Would it be confusing to start to think of Demandbase as a kind of CDP for B2B companies with an account-based strategy? 
“What else do you get from a CDP other than other solutions which are available, except an acronym? I’m sure there’s value there, and they’re doing some interesting things. We are helping companies pull in all this data about accounts, but the problem we’re trying to solve is very different from the CDP, as far as I can understand. We’re trying to solve problems for the marketer and increase sales effectiveness. They’re trying to approach it from a data cleanliness direction. If they can do the data thing better than us, great, let’s partner, it will save us a lot of time.”

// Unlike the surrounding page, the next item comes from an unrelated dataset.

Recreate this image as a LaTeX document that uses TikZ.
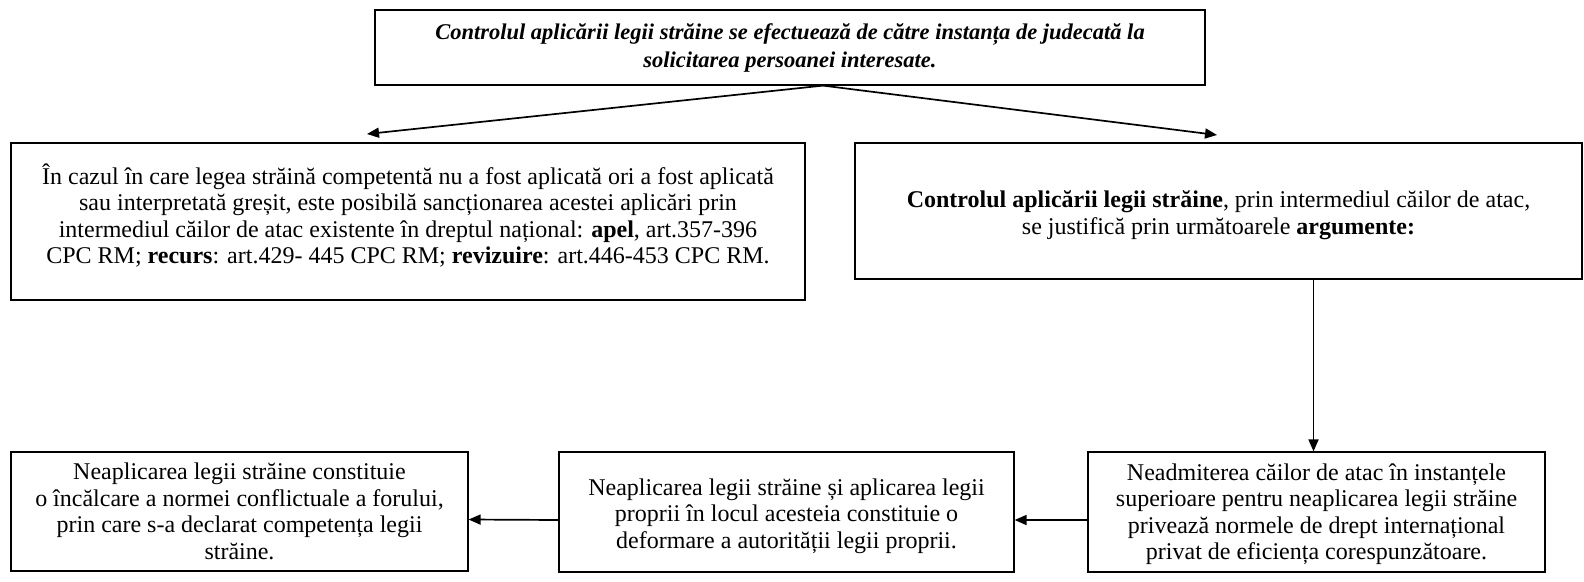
\documentclass[tikz,border=0pt]{standalone}
\usepackage{fontspec}
\setmainfont{Liberation Serif}
\usetikzlibrary{arrows.meta,calc}
\begin{document}
\begin{tikzpicture}[x=1pt,y=-1pt,
  box/.style={draw,line width=1.2pt,inner sep=0pt},
  txt/.style={align=center,inner sep=0pt,font=\fontsize{24}{26.5}\selectfont},
  arr/.style={line width=1.7pt,-{Triangle[length=12pt,width=10pt]}}]
\useasboundingbox (0,0) rectangle (1584,581);
% boxes
\node[box,minimum width=830pt,minimum height=75pt] (top) at (790,47.5) {};
\node[box,minimum width=794pt,minimum height=157pt] (left) at (408,221.5) {};
\node[box,minimum width=727pt,minimum height=136pt] (right) at (1218.5,211) {};
\node[box,minimum width=457pt,minimum height=119pt] (b1) at (239.5,511.5) {};
\node[box,minimum width=455pt,minimum height=120pt] (b2) at (786.5,512) {};
\node[box,minimum width=457pt,minimum height=120pt] (b3) at (1316.5,512) {};
% texts
\node[txt,font=\fontsize{22.5}{28}\selectfont\bfseries\itshape] (topT) at (top)
 {Controlul aplicării legii străine se efectuează de către instanța de judecată la\\ solicitarea persoanei interesate.};
\node[txt] (leftT) at ($(left)+(0,-6)$)
 {În cazul în care legea străină competentă nu a fost aplicată ori a fost aplicată\\
 sau interpretată greșit, este posibilă sancționarea acestei aplicări prin\\
 intermediul căilor de atac existente în dreptul național: \textbf{apel}, art.357-396\\
 CPC RM; \textbf{recurs}: art.429- 445 CPC RM; \textbf{revizuire}: art.446-453 CPC RM.};
\node[txt] (rightT) at ($(right)+(0,4)$)
 {\textbf{Controlul aplicării legii străine}, prin intermediul căilor de atac,\\
 se justifică prin următoarele \textbf{argumente:}};
\node[txt] (b1T) at (b1)
 {Neaplicarea legii străine constituie\\
 o încălcare a normei conflictuale a forului,\\
 prin care s-a declarat competența legii\\
 străine.};
\node[txt] (b2T) at ($(b2)+(0,4)$)
 {Neaplicarea legii străine și aplicarea legii\\
 proprii în locul acesteia constituie o\\
 deformare a autorității legii proprii.};
\node[txt] (b3T) at ($(b3)+(0,2)$)
 {Neadmiterea căilor de atac în instanțele\\
 superioare pentru neaplicarea legii străine\\
 privează normele de drept internațional\\
 privat de eficiența corespunzătoare.};
% connectors
\coordinate (lt) at (367,134);
\coordinate (rt) at (1217,135);
\draw[arr] ($(top.south)+(33,0)$) -- (lt);
\draw[arr] ($(top.south)+(33,0)$) -- (rt);
\draw[arr] ($(right.south -| b3)+(-3,0)$) -- ($(b3.north)+(-3,0)$);
\draw[arr] ([yshift=-8pt]b3.west) -- ([yshift=-8pt]b2.east);
\draw[arr] ([yshift=-8pt]b2.west) -- ([yshift=-8pt]b1.east);
\end{tikzpicture}
\end{document}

And the unanswerable question: given Demandbase’s position in the ABM space, could it be an acquisition target? “We’re investing to build a long-term sustainable company. It’s a great time for us; our growth rate is increasing; the category is taking off.” And with Demandbase already well-established at the enterprise level, midmarket opportunities are opening up. “There are ten times as many midmarket companies, so although enterprise is 75 percent of our revenue, that’s probably going to start shifting a little bit as more midmarket companies come on board.”